Este conselho do cacique Payaré dado na língua Jê-Timbira à sua filha pequena Tônkyre Akrãtikatêjê, a primeira cacica do povo Gavião hoje com 53 anos, parece desconcertante na boca do valente guerreiro, cuja vida foi marcada por coragem e solidariedade. Estava ele se acovardando? Ou queria manter viva a filha, tal qual o literário guerreiro tupi I-Juca-Pirama preso pelos Timbira, que chorou diante da morte para salvar seu pai cego? Nada disso. Na sequência, Payaré completou:
– Escapa, minha filha, porque alguém tem de sobreviver para contar o que testemunhou com seus próprios olhos.
A filha, que depois substituiria o pai, sobreviveu e seguiu a recomendação sobre a necessidade de ocupar outra trincheira de combate: a da luta pela memória, sempre controlada pelo inimigo, que a manipula e distorce. Não era uma fuga, mas a escolha do campo de batalha, que requer combatentes do lado de cá, como no poema épico de Gonçalves Dias, de dez cantos e 484 versos, no qual o “velho Timbira, coberto de glória, guardou a memória” daquilo que presenciara.
A luta pela memória passou pela recuperação da sua identidade e de seu nome indígena recusado pelo Cartório, que a registrou como Kátia – assim é hoje conhecida no Brasil. A conversa com o pai, aqui contada do meu jeito, está no filme “Pisar Suavemente na Terra” de Marcos Colón, lançado no Rio, sábado (5). Mas Kátia Tônkyre aparece ainda em outros dois filmes: “Entre Rios e Palavras: as línguas indígenas no Pará em 2021”, de Maurício Correia e indiretamente em Segredos do Putumayo, de Aurélio Michiles, os três filmes unidos pela temática da memória.
Pisar de leve na terra
O combate pela preservação da memória, das línguas e do território atravessa toda a Amazônia indígena assaltada por empreendimentos modernizantes, que falam em nome do progresso, numa destruição planejada pela “economia do desastre” – segundo Ailton Krenak, um dos narradores do Pisar Suavemente na Terra. “Só trazem destruição, drogas, prostituição” diz o cacique Manoel Munduruku e criam “miséria, pobreza, contaminação, corrupção” nas palavras do Kokama José Manuyana.
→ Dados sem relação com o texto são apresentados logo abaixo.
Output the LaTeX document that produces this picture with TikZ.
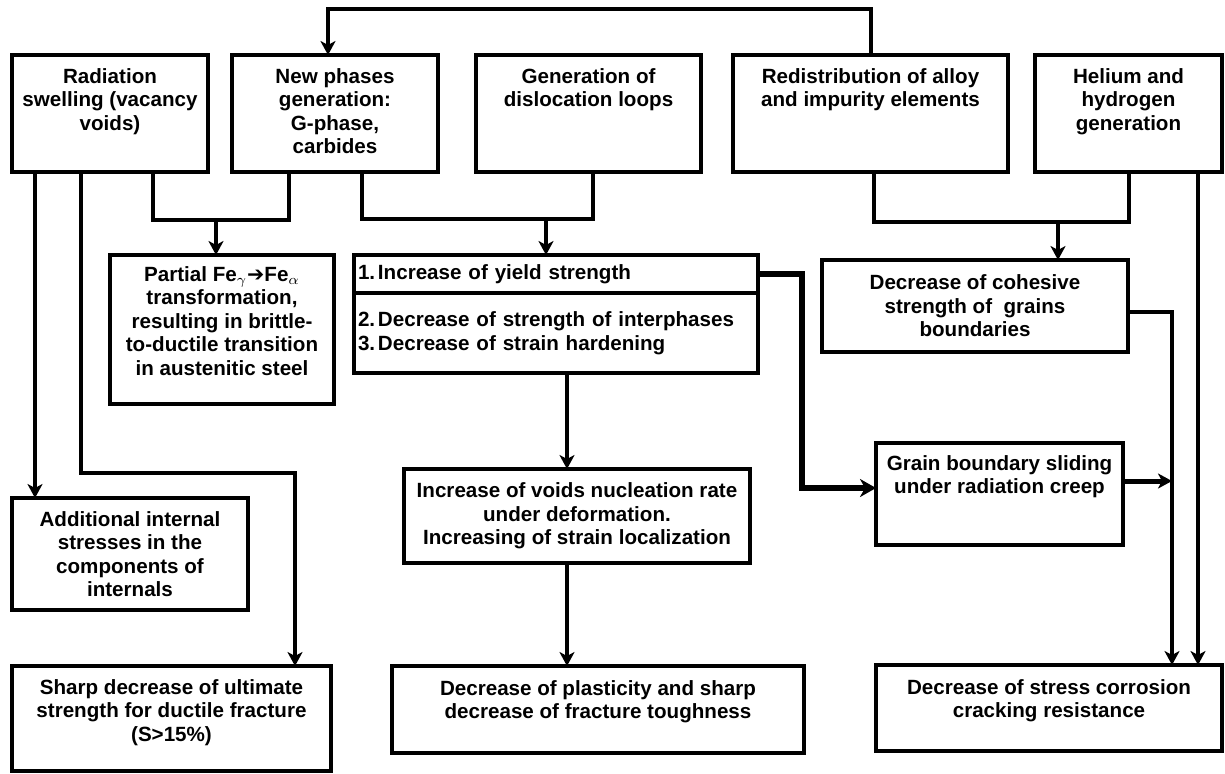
\documentclass[tikz,border=0pt]{standalone}
\usepackage{fontspec}
\setmainfont{Liberation Sans}
\newfontfamily\dejavu{DejaVu Sans}
\usetikzlibrary{arrows.meta,positioning}
\tikzset{
	box/.style={draw, line width=2.2pt, anchor=north west, inner sep=0pt, outer sep=0pt, align=center, font=\bfseries\fontsize{10.3}{11.75}\selectfont},
	txt/.style={inner sep=0pt, align=center, font=\bfseries\fontsize{10.3}{11.75}\selectfont},
	line/.style={line width=2pt},
	arr/.style={line width=2pt, -{Stealth[length=7pt,width=7.5pt,inset=2pt]}},
	list/.style={box, align=left, text width=198pt, inner xsep=2pt}
}

\begin{document}
\begin{tikzpicture}[x=0.5pt, y=-0.5pt]
	\useasboundingbox (0,0) rectangle (1225,773);
	\node[box, minimum width=98pt, minimum height=58.5pt] (rad) at (12,55) {};
	\node[box, minimum width=103pt, minimum height=58.5pt] (phase) at (232,55) {};
	\node[box, minimum width=112.5pt, minimum height=58.5pt] (disl) at (476,55) {};
	\node[box, minimum width=137.5pt, minimum height=58.5pt] (redis) at (733,55) {};
	\node[box, minimum width=93.5pt, minimum height=58.5pt] (hel) at (1035,55) {};
	\node[txt, below=6.5pt of rad.north] (rad-t) {Radiation\\swelling (vacancy\\voids)};
	\node[txt, below=6.5pt of phase.north] (phase-t) {New phases\\generation:\\G-phase,\\carbides};
	\node[txt, below=6.5pt of disl.north] (disl-t) {Generation of\\dislocation loops};
	\node[txt, below=6.5pt of redis.north] (redis-t) {Redistribution of alloy\\and impurity elements};
	\node[txt, below=6.5pt of hel.north] (hel-t) {Helium and\\hydrogen\\generation};

	\node[box, minimum width=112pt, minimum height=74.5pt] (fe) at (110,255) {};
	\node[txt, below=5.5pt of fe.north] (fe-t) {Partial Fe$_\gamma${\dejavu\bfseries ➔}Fe$_\alpha$\\transformation,\\resulting in brittle-\\to-ductile transition\\in austenitic steel};
	\node[list, minimum height=19pt] (yld) at (354,255) {\makebox[10pt][l]{1.}Increase of yield strength};
	\node[list, minimum height=40pt] (yld2) at (354,293) {\makebox[10pt][l]{2.}Decrease of strength of interphases\\\makebox[10pt][l]{3.}Decrease of strain hardening};
	\node[box, minimum width=153pt, minimum height=46pt] (coh) at (822,260) {Decrease of cohesive\\strength of~ grains\\boundaries};

	\node[box, minimum width=123.5pt, minimum height=51pt] (grain) at (876,443) {};
	\node[txt, below=6pt of grain.north] (grain-t) {Grain boundary sliding\\under radiation creep};
	\node[box, minimum width=173pt, minimum height=47pt] (voids) at (404,469) {Increase of voids nucleation rate\\under deformation.\\Increasing of strain localization};
	\node[box, minimum width=118pt, minimum height=56pt] (add) at (12,498) {Additional internal\\stresses in the\\components of\\internals};

	\node[box, minimum width=159.5pt, minimum height=52.5pt] (sharp) at (12,666) {};
	\node[txt, below=6.5pt of sharp.north] (sharp-t) {Sharp decrease of ultimate\\strength for ductile fracture\\(S>15\%)};
	\node[box, minimum width=206pt, minimum height=43.5pt] (plast) at (392,666) {};
	\node[txt, below=7pt of plast.north] (plast-t) {Decrease of plasticity and sharp\\decrease of fracture toughness};
	\node[box, minimum width=173pt, minimum height=43pt] (stress) at (876,665) {};
	\node[txt, below=7pt of stress.north] (stress-t) {Decrease of stress corrosion\\cracking resistance};

	\coordinate (m1) at (216,220);
	\coordinate (m2) at (546,219);
	\coordinate (m3) at (1058,222);
	\coordinate (c1) at (295,473);
	\coordinate (c2) at (802,488);
	\coordinate (c3) at (1172,312);

	\draw[arr] (redis.north) -- ++(0,-46) -| ([xshift=-3.5pt]phase.north);
	\draw[line] ([xshift=21.5pt]rad.south) |- (m1) -| ([xshift=-23pt]phase.south);
	\draw[arr] (m1) -- (m1 |- fe.north);
	\draw[line] ([xshift=13.5pt]phase.south) |- (m2) -| ([xshift=2.25pt]disl.south);
	\draw[arr] (m2) -- (m2 |- yld.north);
	\draw[line] ([xshift=1.75pt]redis.south) |- (m3) -| (hel.south);
	\draw[arr] (m3) -- (m3 |- coh.north);
	\draw[arr] ([xshift=-37.5pt]rad.south) -- ([xshift=-37.5pt]rad.south |- add.north);
	\draw[arr] ([xshift=-14.5pt]rad.south) |- (c1) -- (c1 |- sharp.north);
	\draw[arr] ([xshift=5.5pt]yld2.south) -- ([xshift=5.5pt]yld2.south |- voids.north);
	\draw[arr] ([xshift=-5pt]voids.south) -- ([xshift=-5pt]voids.south |- plast.north);
	\draw[arr, line width=3pt, -{Stealth[length=8pt,width=9pt,inset=2.5pt]}] (yld.east) -| (c2) -- (c2 -| grain.west);
	\draw[arr, line width=2.5pt] ([yshift=6.5pt]grain.east) -- ([yshift=6.5pt]grain.east -| c3);
	\draw[arr] ([yshift=-3pt]coh.east) -| (c3 |- stress.north);
	\draw[arr] ([xshift=34.75pt]hel.south) -- ([xshift=34.75pt]hel.south |- stress.north);
\end{tikzpicture}
\end{document}
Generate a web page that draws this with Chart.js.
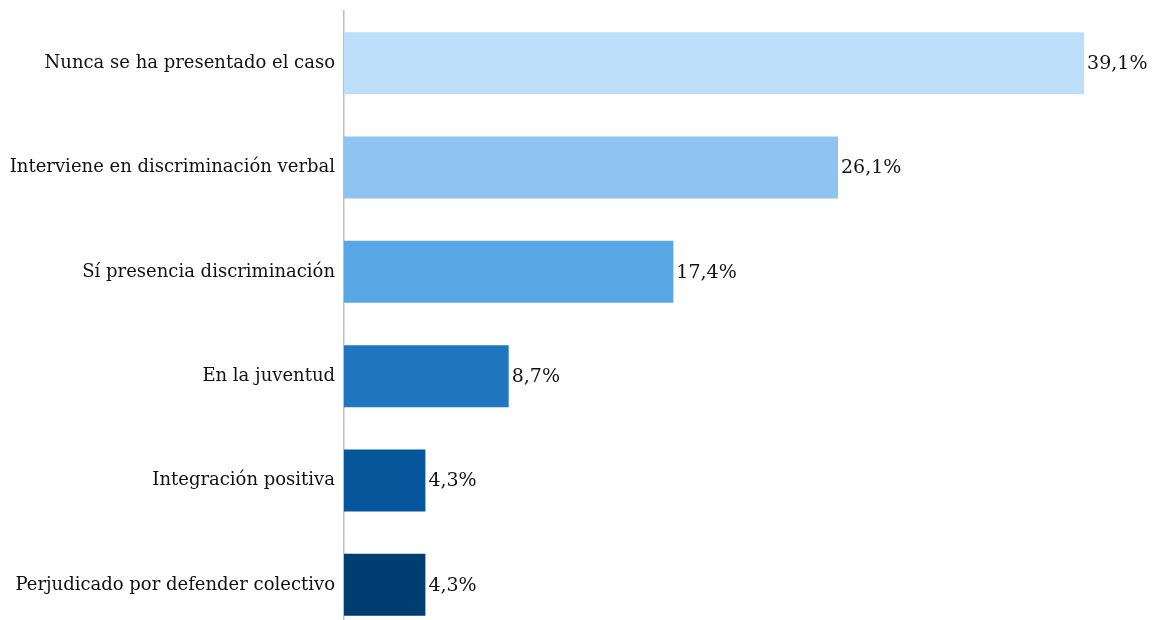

As imagens revelam a área desmatada da mina de bauxita da Alcoa, em Juriti (PA), a rodovia Br-222, a estrada de ferro Carajás que corta a aldeia da mesma forma que os linhões de transmissão elétrica, o trem noturno que desperta moradores e espanta animais, o embarque da soja em Santarém, as hidrelétricas de Belo Monte e Tucuruí, o garimpo do rio Tapajós que mata a vida aquática, a ação devastadora de madeireiros e até o desfile de urubus entre as palafitas de Iquitos, no Peru. A Amazônia está ferida de morte.
Como resistir num contexto em que a economia só existe se o desastre acontece, como ocorreu com mineração na Terra Indígena Krenak em área do Rio Doce narrada por Ailton?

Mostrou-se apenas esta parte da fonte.